> _Set exercise_
Within the data that follows, how many lines carry the string "matplotlib"? Give the number alone.

> _Recorded data_
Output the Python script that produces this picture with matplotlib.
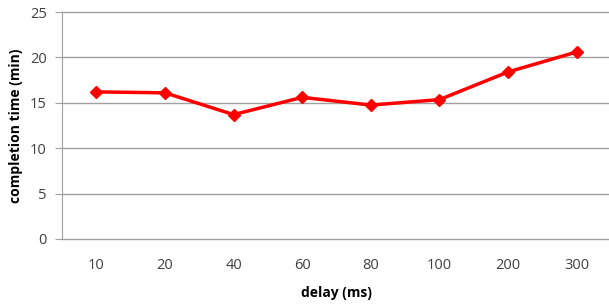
import matplotlib.pyplot as plt

# data
delays = ['10', '20', '40', '60', '80', '100', '200', '300']
completion = [16.2, 16.1, 13.7, 15.6, 14.75, 15.35, 18.4, 20.6]

plt.rcParams['font.family'] = ['Open Sans', 'DejaVu Sans']

fig = plt.figure(figsize=(6.09, 3.07), dpi=100)
ax = fig.add_axes([62/609, 68/307, 549/609, 227/307])

pos = range(len(delays))
ax.plot(pos, completion, color='#ff0000', linewidth=2.5, marker='D', markersize=6)

ax.set_xlim(-0.5, len(delays) - 0.5)
ax.set_ylim(0, 25)
ax.set_yticks([0, 5, 10, 15, 20, 25])
ax.set_xticks(list(pos))
ax.set_xticklabels(delays)
ax.grid(axis='y', color='#a0a0a0', linewidth=1)
for gl in ax.get_ygridlines():
    gl.set_clip_on(False)
ax.set_axisbelow(True)

for s in ['top', 'right', 'bottom']:
    ax.spines[s].set_visible(False)
ax.spines['left'].set_color('#a0a0a0')
ax.tick_params(axis='y', length=5, color='#a0a0a0', labelsize=10.5, labelcolor='#404040', pad=6)
ax.tick_params(axis='x', length=0, labelsize=10.5, labelcolor='#404040', pad=14)

ax.set_xlabel('delay (ms)', fontsize=10, fontweight='bold', labelpad=9)
ax.set_ylabel('completion time (min)', fontsize=10, fontweight='bold', labelpad=5)

fig.savefig('out.png', dpi=100)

> _Correct answer_
2